A feasibility study conducted by Alta Planning and Design showed that continuing the path nearest Bear Creek would fulfill the project goals which include finding the most direct route, feeling safe and interacting with nature. However, that specific route, referred to as the permanent or preferred route, will be the most difficult to construct due to the need to cross the creek in one or more locations. What’s even more challenging is the fact that about 90 percent of that trail is on private property, meaning that the city would have to acquire all those properties according to Michael Black, APRC director.
“We want it to link the neighborhoods and maximize use of public property,” Black said.
This route would cost roughly $2.5 million, not including the cost of acquiring the properties.
“We only own about 10 percent of that trail,” Black said. “We don’t even have an estimate on what that other 90 percent would be.”
Although this path meets the planning considerations, it may not be a viable route in the near future. So, two other options were discussed. The second option, called the short-term option, would be a quicker means to still extend the path to North Mountain Park, but it takes the trail away from the creek. However, this option is more feasible while resources are acquired to build the preferred route.
The short-term route follows the new section to Nevada Street, continues down Nevada Street and cross a bridge over into Kestrel Park and would continue to North Mountain Park along pathways mostly already constructed. However, the floodway over Kestrel park would cause for a very expensive bridge possibly costing in the millions because it would need to be about 200 feet long to survive expected flooding.
“It’s important to realize right now that we haven’t done surveys and we haven’t hired on an engineer or anything like that,” Black said.
A third route, or interim route, was suggested in case the first two options be delayed due to fiscal or other constraints.
“(This path) follows existing paths near the wastewater treatment plant, continues along Nevada Street and Oak Street, and connects back to the Bear Creek Greenway from Sleepy Hollow Street through the city’s recent Mace Property acquisition,” according to a staff report.
This route provides a quality alternative option but is not recommended as part of the Bear Creek Greenway.
Variations to the trails were discussed by the commissioners. Commissioner Jim Lewis said he felt that at this point it was too early to discount any of the options.
“We want more connectivity in the future, so we really shouldn’t negate any of this right now because it’s so fluid,” Lewis said.
Commissioner Rick Landt suggested a change in the draft that the proposed upstream bridge through River Walk on the preferred route be moved to the opposite side of the creek where it is the same location as the proposed short-term route. It was agreed that the route on the north side of the Bear Creek be retained as an alternative route.
“This is the most logical route and it creates the least obstacles,” Landt said.
The draft was passed unanimously by APRC with the one change. A second motion was unanimously passed for APRC to complete the interim route from the dog park to North Mountain park.
Now that the Transportation Commission and APRC has approved the draft, the next step is to move it along to the City Council.
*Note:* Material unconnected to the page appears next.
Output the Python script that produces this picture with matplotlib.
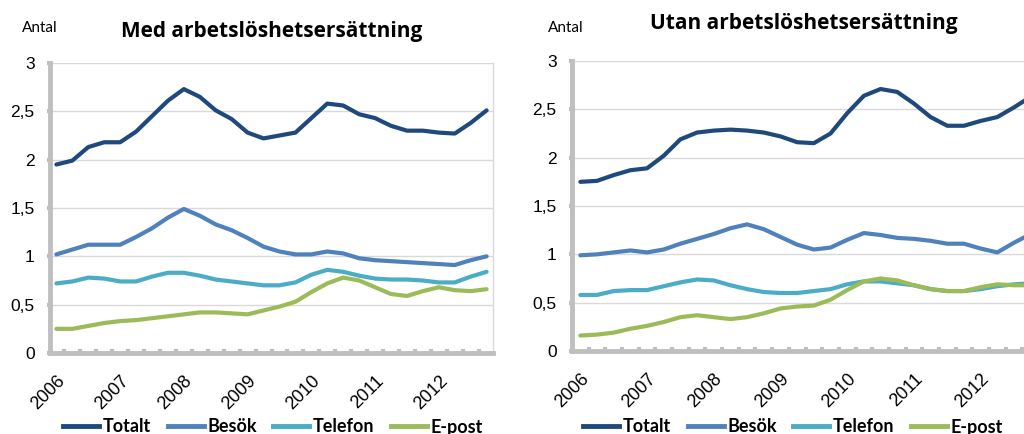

In the meantime, APRC will begin looking into estimates for some of the engineering intensive areas, including areas requiring bridges.
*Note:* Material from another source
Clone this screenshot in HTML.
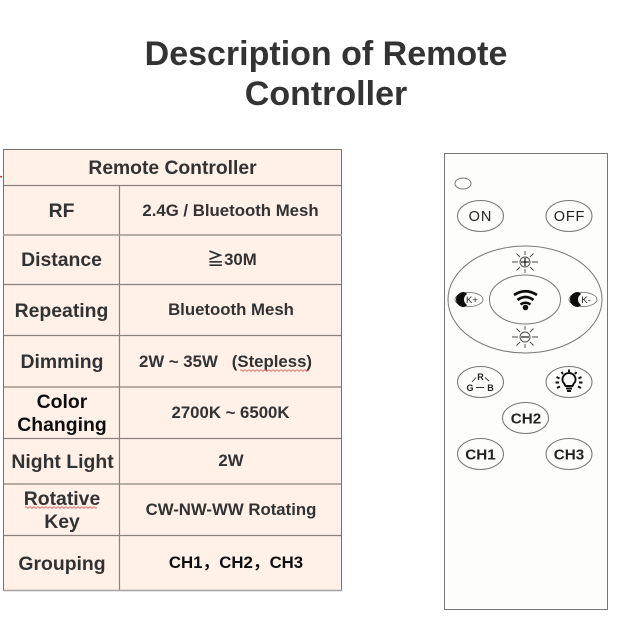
<!DOCTYPE html>
<html><head><meta charset="utf-8">
<style>html,body{margin:0;padding:0;background:#fff}svg{display:block}
text{font-family:"Liberation Sans","Noto Sans CJK SC",sans-serif;font-weight:bold;fill:#333;text-anchor:middle}</style></head>
<body>
<svg width="631" height="619" viewBox="0 0 631 619" xmlns="http://www.w3.org/2000/svg">
<defs><filter id="b" x="-5%" y="-5%" width="110%" height="110%"><feGaussianBlur stdDeviation="0.35"/></filter></defs>
<rect width="631" height="619" fill="#fff"/>
<text x="326" y="65" font-size="34">Description of Remote</text>
<text x="326" y="105" font-size="34">Controller</text>
<rect x="3.500" y="149.500" width="338" height="441" fill="#fff0e8"/>
<g stroke="#8a827c" stroke-width="1.200" fill="none">
<path d="M3 185.500H342M3 235H342M3 284.500H342M3 335.500H342M3 387H342M3 438.500H342M3 484H342M3 535.500H342M119.500 185V590"/>
</g>
<rect x="3.500" y="149.500" width="338" height="441" fill="none" stroke="#787069" stroke-width="1"/>
<path d="M3 590.500H342M3 235H342" stroke="#a8a09a" stroke-width="1.600"/>
<path d="M0 176.500L2 177" stroke="#d33" stroke-width="1.500"/>
<g font-size="19.400" filter="url(#b)">
<text x="172.500" y="174" font-size="19.300">Remote Controller</text>
<text x="61.500" y="217">RF</text>
<text x="61.500" y="266">Distance</text>
<text x="61.500" y="317">Repeating</text>
<text x="62" y="368">Dimming</text>
<text x="62" y="408" style="fill:#111">Color</text>
<text x="62" y="431" style="fill:#111">Changing</text>
<text x="62.500" y="468">Night Light</text>
<text x="62" y="505">Rotative</text>
<text x="62" y="528">Key</text>
<text x="62" y="570">Grouping</text>
</g>
<g font-size="16.800" filter="url(#b)">
<text x="230.500" y="216">2.4G / Bluetooth Mesh</text>
<text x="232" y="265">≧30M</text>
<text x="231" y="315">Bluetooth Mesh</text>
<text x="225.500" y="367">2W ~ 35W &#160; (Stepless)</text>
<text x="230.500" y="418">2700K ~ 6500K</text>
<text x="231" y="466">2W</text>
<text x="231" y="515">CW-NW-WW Rotating</text>
<text x="236" y="568" style="fill:#111">CH1，CH2，CH3</text>
</g>
<path d="M240 370.500q1 -1.500 2 0t2 0t2 0t2 0t2 0t2 0t2 0t2 0t2 0t2 0t2 0t2 0t2 0t2 0t2 0t2 0t2 0t2 0t2 0t2 0t2 0t2 0t2 0t2 0t2 0t2 0t2 0t2 0t2 0t2 0t2 0t2 0t2 0t2 0" fill="none" stroke="#d55" stroke-width=".8"/>
<path d="M25 507.500q1 -1.500 2 0t2 0t2 0t2 0t2 0t2 0t2 0t2 0t2 0t2 0t2 0t2 0t2 0t2 0t2 0t2 0t2 0t2 0t2 0t2 0t2 0t2 0t2 0t2 0t2 0t2 0t2 0t2 0t2 0t2 0t2 0t2 0t2 0t2 0t2 0t2 0t2" fill="none" stroke="#d55" stroke-width=".8"/>

<rect x="444.500" y="153.500" width="163" height="456" fill="#fdfdfb" stroke="#777" stroke-width="1"/>
<g filter="url(#b)">
<g fill="#fdfdfb" stroke="#777" stroke-width="1">
<ellipse cx="463" cy="183.500" rx="8" ry="5.500"/>
<ellipse cx="480.500" cy="216" rx="23" ry="15.500"/>
<ellipse cx="569" cy="216" rx="23" ry="15.500"/>
<ellipse cx="525" cy="299.500" rx="77" ry="53.500"/>
<ellipse cx="525" cy="299.500" rx="35.500" ry="24.500"/>
<ellipse cx="480.500" cy="382" rx="23" ry="15.500"/>
<ellipse cx="569" cy="382" rx="23" ry="15.500"/>
<ellipse cx="525.500" cy="418" rx="23" ry="15.500"/>
<ellipse cx="480.500" cy="454" rx="23" ry="15.500"/>
<ellipse cx="569" cy="454" rx="23" ry="15.500"/>
</g>
<text x="480.500" y="221" font-size="14.500" style="font-weight:normal;fill:#222;letter-spacing:1px">ON</text>
<text x="569.500" y="221" font-size="14.500" style="font-weight:normal;fill:#222;letter-spacing:.8px">OFF</text>
<text x="526" y="423.500" font-size="15.200" style="fill:#222">CH2</text>
<text x="480.500" y="459.500" font-size="15.200" style="fill:#222">CH1</text>
<text x="569" y="459.500" font-size="15.200" style="fill:#222">CH3</text>
<text x="480.500" y="380" font-size="9" style="fill:#222">R</text>
<text x="470" y="391" font-size="9" style="fill:#222">G</text>
<text x="490.500" y="391" font-size="9" style="fill:#222">B</text>
<path d="M476 387.500H484M472 382L476 377.500M485 377.500L489 381" stroke="#333" stroke-width=".9" fill="none"/>

<g stroke="#444" stroke-width=".9" fill="none">
<circle cx="525" cy="262" r="5"/>
<path d="M518 262H512M538 262H532M525 255V251M525 273V269M520 257L516.500 253.500M533.500 270.500L530 267M530 257L533.500 253.500M516.500 270.500L520 267"/>
<circle cx="525" cy="337" r="5"/>
<path d="M518 337H512M538 337H532M525 330V326M525 348V344M520 332L516.500 328.500M533.500 345.500L530 342M530 332L533.500 328.500M516.500 345.500L520 342"/>
</g>
<path d="M521 262H529M525 258V266M521 337H529" stroke="#222" stroke-width="1.300"/>

<g fill="none" stroke="#111">
<path d="M514 295Q525.500 287.500 537 295" stroke-width="2.700"/>
<path d="M517.500 300Q525.500 294 533.500 300" stroke-width="2.700"/>
<path d="M520.500 304.500Q525.500 301 530.500 304.500" stroke-width="2.500"/>
</g>
<circle cx="525.500" cy="307.500" r="2.800" fill="#111"/>

<ellipse cx="469" cy="299.500" rx="14" ry="7" fill="#fdfdfb" stroke="#666" stroke-width=".8"/>
<ellipse cx="583" cy="299.500" rx="14" ry="7" fill="#fdfdfb" stroke="#666" stroke-width=".8"/>
<path d="M464 292.500A7.500 7 0 1 0 464 306.500A8 7.500 0 0 0 464 292.500Z" fill="#111" stroke="#111"/>
<path d="M578 292.500A7.500 7 0 1 0 578 306.500A8 7.500 0 0 0 578 292.500Z" fill="#111" stroke="#111"/>
<ellipse cx="471" cy="299.500" rx="7" ry="6.500" fill="#fdfdfb"/>
<ellipse cx="585" cy="299.500" rx="7" ry="6.500" fill="#fdfdfb"/>
<text x="472" y="303" font-size="9.500" style="font-weight:normal;fill:#222">K+</text>
<text x="586" y="303" font-size="9.500" style="font-weight:normal;fill:#222">K-</text>

<g fill="none" stroke="#111">
<path d="M565.500 386Q564.500 383.500 563 382A6.500 6.500 0 1 1 575 382Q573.500 383.500 572.500 386Z" stroke-width="1.900"/>
<path d="M566 388.500H572M567 391H571" stroke-width="2"/>
<path d="M569 369.500V372M561.500 372L563 374M576.500 372L575 374M556.500 377L559.500 378.500M581.500 377L578.500 378.500M555.500 382.500H559M582.500 382.500H579M557 388L560 386.500M581 388L578 386.500" stroke-width="1.900"/>
</g>
</g>
</svg>
</body></html>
In a separate interview Black said that, if everything goes well, fast and funds are found, his hope is that the interim route could be ready by 2020.
Lee Mills, a Greenway board member and past president of the Bear Creek Greenway Foundation, said the extension through Ashland makes the most sense.
“Ashland is probably one of the most bike friendly communities in our valley,” Mills said. “They of all towns should have a path that goes through town, so you don’t have to go all the way to the north end of town to connect to the Greenway trail.”
He said North Mountain Park was selected as a stopping point for the first Ashland expansion because a route to the park could follow Bear Creek closely, which is what the entire trail aims to do.
“The goal is basically to try and stay as close to the creek as possible,” Mills said.
This project has been a collaboration between APRC and many other organizations, including Ashland Public Works and the Greenway Foundation.
According to the foundation website, the ultimate goals include expanding past North Mountain Park all the way to Emigrant Lake, as well as expanding north to connect to the Rogue River Greenway, which would link the communities of Gold Hill, Rogue River and Grants Pass.